AUSTIN, Texas (AP) — The quality of Texas' teachers is dropping largely because of low pay in a competitive market, an expert economist testified Tuesday in the public school finance trial.
Duke University professor Jacob Vigdor said teacher salaries were 30 percent lower in Texas than for other college graduates and have fallen behind salaries paid in other Sun Belt states. He added 32 other states pay higher salaries, whereas Texas' have not kept up with inflation since 2000.
Vigdor was called to testify by attorneys for wealthy schools that are among the 600 districts to sue the state over $5.4 billion in cuts to school funding.
The average Texas teacher salary is $47,311, well below the national average of $54,965. The pay is also historically low, noting that 50 years ago a teacher earned 50 percent more than a registered nurse in Texas, but now nurses earn 50 percent more than teachers.
Vigdor said the low pay has led quality teachers to leave the state or change professions, leading to an overall decline in teacher quality. He used statistics from 2010 for all of his testimony.
"The situation in Texas has declined over the past several years at a fairly rapid pace," Vigdor said. "It behooves the state to think carefully about whether they are investing in the teacher labor market at a level that is consistent with the goals that they have espoused."
Under cross examination from Assistant Attorney General Shelley Dahlberg, Vigor conceded that some teachers quit to make more money in a different career and that he did not take cost of living into account for disparities in salary.
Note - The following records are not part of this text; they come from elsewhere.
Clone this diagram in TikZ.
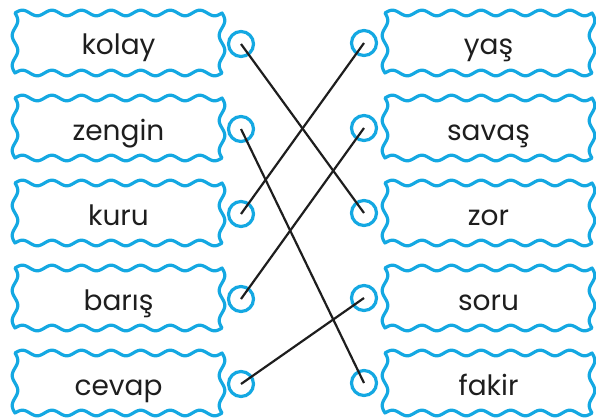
\documentclass[tikz,border=0pt]{standalone}
\usepackage{fontspec}
\setmainfont{Poppins}
\definecolor{wblue}{RGB}{20,168,226}
\definecolor{ink}{RGB}{30,30,30}
\tikzset{
  word/.style={inner sep=0pt, minimum width=207pt, minimum height=60pt,
    text height=30pt, text depth=6pt, text=ink,
    font=\fontsize{28}{30}\selectfont},
  wave/.style={wblue, line width=3.2pt, line join=round},
  dot/.style={circle, draw=wblue, line width=3.2pt, minimum size=25pt, inner sep=0pt},
  link/.style={ink, line width=2.2pt}
}
\newcommand\wavyframe[1]{%
  \draw[wave, shift={(#1.center)}]
    plot[domain=0:1,samples=141,variable=\t] ({-103.5+207*\t},{-30-2.8*sin(7*360*\t)})
    -- plot[domain=0:1,samples=41,variable=\t] ({103.5+2.8*sin(2*360*\t)},{-30+60*\t})
    -- plot[domain=0:1,samples=141,variable=\t] ({103.5-207*\t},{30+2.8*sin(7*360*\t)})
    -- plot[domain=0:1,samples=41,variable=\t] ({-103.5-2.8*sin(2*360*\t)},{30-60*\t})
    -- cycle;}
\begin{document}
\begin{tikzpicture}[x=1pt,y=-1pt]
\useasboundingbox (0,0) rectangle (596,417);
% left words
\node[word] (w1) at (118.5,43) {kolay};
\node[word] (w2) at (118.5,128) {zengin};
\node[word] (w3) at (118.5,213) {kuru};
\node[word] (w4) at (118.5,298) {barış};
\node[word] (w5) at (118.5,383) {cevap};
% right words
\node[word] (v1) at (488.5,43) {yaş};
\node[word] (v2) at (488.5,128) {savaş};
\node[word] (v3) at (488.5,213) {zor};
\node[word] (v4) at (488.5,298) {soru};
\node[word] (v5) at (488.5,383) {fakir};
\foreach \n in {w1,w2,w3,w4,w5,v1,v2,v3,v4,v5}{\wavyframe{\n}}
% dots
\node[dot] (l1) at (241,44) {};
\node[dot] (l2) at (241,129) {};
\node[dot] (l3) at (241,214) {};
\node[dot] (l4) at (241,299) {};
\node[dot] (l5) at (241,384) {};
\node[dot] (r1) at (364,43) {};
\node[dot] (r2) at (364,128) {};
\node[dot] (r3) at (364,213) {};
\node[dot] (r4) at (364,298) {};
\node[dot] (r5) at (364,383) {};
% links
\draw[link] (l1.center) -- (r3.center);
\draw[link] (l2.center) -- (r5.center);
\draw[link] (l3.center) -- (r1.center);
\draw[link] (l4.center) -- (r2.center);
\draw[link] (l5.center) -- (r4.center);
\end{tikzpicture}
\end{document}
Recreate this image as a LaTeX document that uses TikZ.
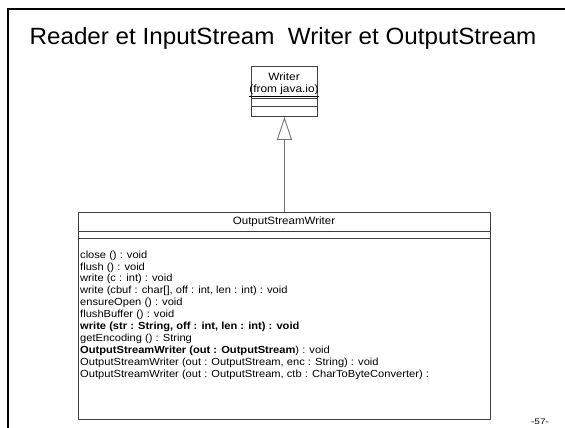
\documentclass[tikz,border=0pt]{standalone}
\usepackage{fontspec}
\setmainfont{Liberation Sans}
\usetikzlibrary{arrows.meta}
\begin{document}
\begin{tikzpicture}[x=1pt,y=-1pt,
  classbox/.style={draw=black!75, line width=0.9pt, inner sep=0pt},
  divider/.style={draw=black!75, line width=0.9pt},
  small/.style={font=\fontsize{10.6}{12}\selectfont, inner sep=0pt, xscale=1.12},
  inherit/.style={draw=black!55, line width=1pt, -{Triangle[open, length=23pt, width=15pt, line width=0.9pt]}}]
\useasboundingbox (0,0) rectangle (565,428);
% slide frame
\draw[line width=2.5pt] (8,430) -- (8,9) -- (567,9);
\node[font=\fontsize{23.5}{27}\selectfont, inner sep=0pt, xscale=1.03] (title) at (283,38) {Reader et InputStream\ \ Writer et OutputStream};
% Writer class
\node[classbox, minimum width=66pt, minimum height=50pt, anchor=north west] (writer) at (251,66) {};
\node[small] (wname) at (284,77) {Writer};
\node[small] (wfrom) at (284,91) {\underline{(from java.io)}};
\draw[divider] (251,98) -- (317,98);
\draw[divider] (251,106) -- (317,106);
% OutputStreamWriter class
\node[small, xscale=0.97] (oswname) at (284,222) {OutputStreamWriter};
\node[classbox, minimum width=412pt, minimum height=207pt, anchor=north west] (osw) at (78,212) {};
\draw[divider] (78,231) -- (490,231);
\draw[divider] (78,238) -- (490,238);
\node[font=\fontsize{10.3}{11.9}\selectfont, inner sep=0pt, anchor=north west, align=left, xscale=1.08] (ops) at (80,250.5) {%
close () : void\\
flush () : void\\
write (c : int) : void\\
write (cbuf : char[], off : int, len : int) : void\\
ensureOpen () : void\\
flushBuffer () : void\\
\textbf{write (str : String, off : int, len : int) : void}\\
getEncoding () : String\\
\textbf{OutputStreamWriter (out : OutputStream}) : void\\
OutputStreamWriter (out : OutputStream, enc : String) : void\\
OutputStreamWriter (out : OutputStream, ctb : CharToByteConverter) :};
% inheritance
\draw[inherit] (osw.north) -- (writer.south);
\node[font=\fontsize{8}{9}\selectfont, inner sep=0pt, xscale=1.25] (page) at (540,422) {-57-};
\end{tikzpicture}
\end{document}
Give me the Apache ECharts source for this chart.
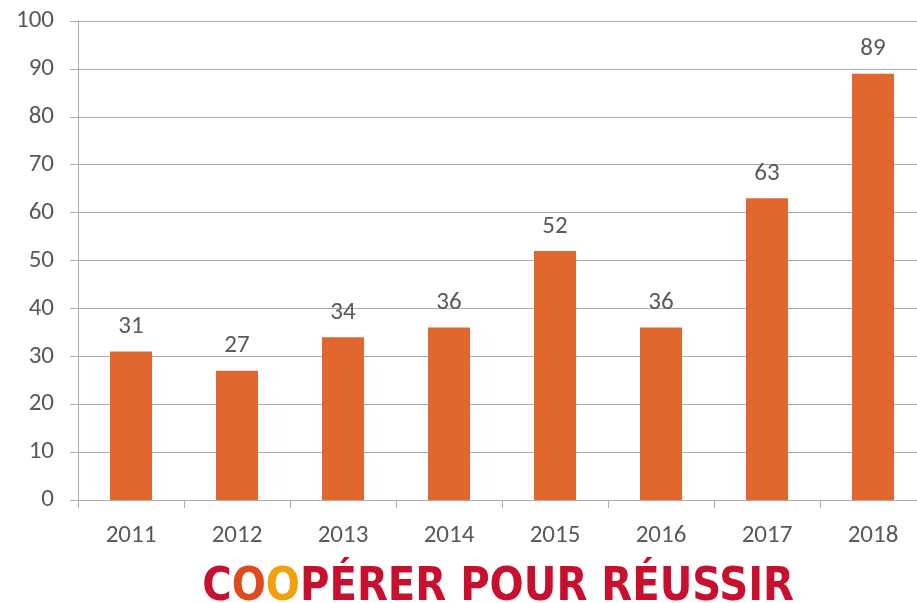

Vigdor, however, pointed out that state data shows schools have added 270,000 more students, but have lost 3,400 teachers. He warned that simply firing low-performing teachers without offering better salaries to better candidates will not solve the problem, particularly with so many teachers nearing retirement.
"Firing the bottom 5 percent on an annual basis means recruiting 15,000 extra teachers per year to replace them. This is on top of the roughly 40,000 teachers that you need to hire just to keep up with population growth and regular attrition," Vigdor testified. "The state would have a difficulty bumping up from 40,000 to 55,000. The difficulties of recruiting highly qualified teachers would only get worse."